Exercise goal :: Below is a listing; restate from it, character for character, the lines beginning at the line holding "Rebuild this chart" and ending at the line holding "plt.rcParams['font.family'] = ['Liberation", both included.
[begin Input]
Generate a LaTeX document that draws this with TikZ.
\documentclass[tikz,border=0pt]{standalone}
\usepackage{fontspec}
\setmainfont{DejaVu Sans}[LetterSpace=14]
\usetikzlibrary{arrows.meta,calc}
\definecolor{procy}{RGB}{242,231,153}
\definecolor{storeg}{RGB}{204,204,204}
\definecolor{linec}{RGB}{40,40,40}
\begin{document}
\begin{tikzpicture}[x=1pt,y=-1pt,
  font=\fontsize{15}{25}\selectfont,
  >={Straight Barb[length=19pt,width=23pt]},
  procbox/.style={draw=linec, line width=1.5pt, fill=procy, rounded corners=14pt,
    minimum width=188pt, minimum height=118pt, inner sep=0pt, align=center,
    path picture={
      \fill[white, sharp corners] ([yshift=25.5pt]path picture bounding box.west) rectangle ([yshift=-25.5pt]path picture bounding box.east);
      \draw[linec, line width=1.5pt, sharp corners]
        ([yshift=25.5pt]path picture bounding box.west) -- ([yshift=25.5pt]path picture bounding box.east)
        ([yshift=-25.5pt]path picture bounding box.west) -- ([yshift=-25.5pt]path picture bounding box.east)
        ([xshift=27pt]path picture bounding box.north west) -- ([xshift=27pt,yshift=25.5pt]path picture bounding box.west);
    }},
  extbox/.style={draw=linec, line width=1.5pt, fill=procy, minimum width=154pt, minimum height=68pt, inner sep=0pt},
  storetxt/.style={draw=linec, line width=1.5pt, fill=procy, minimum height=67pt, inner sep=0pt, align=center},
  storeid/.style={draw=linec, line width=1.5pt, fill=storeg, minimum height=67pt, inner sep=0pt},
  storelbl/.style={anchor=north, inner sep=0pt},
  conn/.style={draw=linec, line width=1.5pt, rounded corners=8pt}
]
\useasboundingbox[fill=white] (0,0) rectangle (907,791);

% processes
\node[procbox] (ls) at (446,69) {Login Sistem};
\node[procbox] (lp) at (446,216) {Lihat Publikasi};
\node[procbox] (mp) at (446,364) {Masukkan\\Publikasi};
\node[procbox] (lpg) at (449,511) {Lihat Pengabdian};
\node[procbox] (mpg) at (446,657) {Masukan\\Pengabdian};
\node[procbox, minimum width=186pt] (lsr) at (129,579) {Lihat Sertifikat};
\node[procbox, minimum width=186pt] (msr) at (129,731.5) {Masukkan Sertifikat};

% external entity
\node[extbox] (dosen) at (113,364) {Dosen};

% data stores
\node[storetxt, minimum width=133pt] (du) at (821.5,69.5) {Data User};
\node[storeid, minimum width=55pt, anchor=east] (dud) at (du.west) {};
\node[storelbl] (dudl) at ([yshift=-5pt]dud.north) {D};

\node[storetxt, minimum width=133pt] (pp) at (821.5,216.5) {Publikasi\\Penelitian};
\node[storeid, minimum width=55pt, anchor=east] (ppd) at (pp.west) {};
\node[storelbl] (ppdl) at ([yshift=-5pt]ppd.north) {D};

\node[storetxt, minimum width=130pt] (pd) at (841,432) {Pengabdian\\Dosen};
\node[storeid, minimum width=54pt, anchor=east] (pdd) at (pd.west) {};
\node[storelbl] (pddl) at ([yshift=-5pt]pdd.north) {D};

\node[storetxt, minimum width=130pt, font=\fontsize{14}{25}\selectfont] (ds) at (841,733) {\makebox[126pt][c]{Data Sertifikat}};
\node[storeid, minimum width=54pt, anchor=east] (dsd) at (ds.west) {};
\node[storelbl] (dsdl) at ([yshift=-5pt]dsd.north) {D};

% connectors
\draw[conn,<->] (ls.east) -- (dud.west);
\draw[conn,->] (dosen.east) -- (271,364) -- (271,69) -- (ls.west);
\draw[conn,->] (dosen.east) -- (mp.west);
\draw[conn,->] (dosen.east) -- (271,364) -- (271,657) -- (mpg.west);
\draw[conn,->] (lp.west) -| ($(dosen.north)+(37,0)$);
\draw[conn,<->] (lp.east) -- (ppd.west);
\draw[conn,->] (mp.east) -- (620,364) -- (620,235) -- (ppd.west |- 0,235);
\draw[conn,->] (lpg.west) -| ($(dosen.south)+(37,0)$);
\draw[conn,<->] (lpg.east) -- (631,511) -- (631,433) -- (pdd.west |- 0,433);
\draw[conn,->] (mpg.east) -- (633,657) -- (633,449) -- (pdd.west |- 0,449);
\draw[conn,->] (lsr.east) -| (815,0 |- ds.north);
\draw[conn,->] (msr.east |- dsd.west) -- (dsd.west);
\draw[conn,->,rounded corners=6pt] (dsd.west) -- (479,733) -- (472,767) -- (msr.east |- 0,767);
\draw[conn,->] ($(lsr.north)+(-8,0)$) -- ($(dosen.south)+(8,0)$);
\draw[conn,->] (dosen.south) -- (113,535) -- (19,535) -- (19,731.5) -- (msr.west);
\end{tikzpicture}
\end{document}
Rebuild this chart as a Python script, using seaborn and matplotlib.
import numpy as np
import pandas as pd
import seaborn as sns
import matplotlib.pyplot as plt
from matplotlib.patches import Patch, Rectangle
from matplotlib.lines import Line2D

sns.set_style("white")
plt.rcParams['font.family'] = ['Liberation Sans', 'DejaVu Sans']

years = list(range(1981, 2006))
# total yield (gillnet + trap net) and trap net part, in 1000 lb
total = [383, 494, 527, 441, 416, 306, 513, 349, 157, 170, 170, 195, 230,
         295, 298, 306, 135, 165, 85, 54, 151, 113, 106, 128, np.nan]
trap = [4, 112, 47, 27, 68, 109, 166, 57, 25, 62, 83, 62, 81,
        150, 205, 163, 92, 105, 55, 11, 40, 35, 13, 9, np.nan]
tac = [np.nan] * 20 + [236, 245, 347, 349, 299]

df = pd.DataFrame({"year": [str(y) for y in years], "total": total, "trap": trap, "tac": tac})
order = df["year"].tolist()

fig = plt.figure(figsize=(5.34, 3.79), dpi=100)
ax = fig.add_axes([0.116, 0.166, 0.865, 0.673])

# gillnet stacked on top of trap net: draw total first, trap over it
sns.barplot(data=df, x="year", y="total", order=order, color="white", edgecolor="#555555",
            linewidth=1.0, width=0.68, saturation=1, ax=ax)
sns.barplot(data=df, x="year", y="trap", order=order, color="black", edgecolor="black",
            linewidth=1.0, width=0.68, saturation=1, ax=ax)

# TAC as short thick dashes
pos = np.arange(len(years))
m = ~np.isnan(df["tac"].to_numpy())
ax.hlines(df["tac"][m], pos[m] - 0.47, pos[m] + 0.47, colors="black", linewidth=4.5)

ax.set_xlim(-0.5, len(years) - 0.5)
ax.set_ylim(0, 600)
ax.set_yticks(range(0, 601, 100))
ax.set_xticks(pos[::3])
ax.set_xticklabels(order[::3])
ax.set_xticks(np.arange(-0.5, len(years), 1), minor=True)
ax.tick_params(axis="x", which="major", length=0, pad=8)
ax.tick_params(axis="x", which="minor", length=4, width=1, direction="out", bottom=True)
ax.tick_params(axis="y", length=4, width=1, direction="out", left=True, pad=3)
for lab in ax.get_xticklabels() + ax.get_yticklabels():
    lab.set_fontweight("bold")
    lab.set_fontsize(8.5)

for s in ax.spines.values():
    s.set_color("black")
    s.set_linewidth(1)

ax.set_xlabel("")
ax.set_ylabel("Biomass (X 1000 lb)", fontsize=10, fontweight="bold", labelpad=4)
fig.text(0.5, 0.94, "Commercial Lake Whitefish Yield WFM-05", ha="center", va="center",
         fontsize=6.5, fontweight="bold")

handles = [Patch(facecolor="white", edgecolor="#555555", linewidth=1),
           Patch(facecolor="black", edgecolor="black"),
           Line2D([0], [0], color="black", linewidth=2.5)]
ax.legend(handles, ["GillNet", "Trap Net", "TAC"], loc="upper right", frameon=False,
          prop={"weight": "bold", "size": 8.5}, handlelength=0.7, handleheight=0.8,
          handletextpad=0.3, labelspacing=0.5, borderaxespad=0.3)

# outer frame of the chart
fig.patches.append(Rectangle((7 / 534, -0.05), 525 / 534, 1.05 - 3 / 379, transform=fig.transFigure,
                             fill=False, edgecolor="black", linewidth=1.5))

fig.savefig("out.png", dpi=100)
[end Input]
Answer ::
Rebuild this chart as a Python script, using seaborn and matplotlib.
import numpy as np
import pandas as pd
import seaborn as sns
import matplotlib.pyplot as plt
from matplotlib.patches import Patch, Rectangle
from matplotlib.lines import Line2D

sns.set_style("white")
plt.rcParams['font.family'] = ['Liberation Sans', 'DejaVu Sans']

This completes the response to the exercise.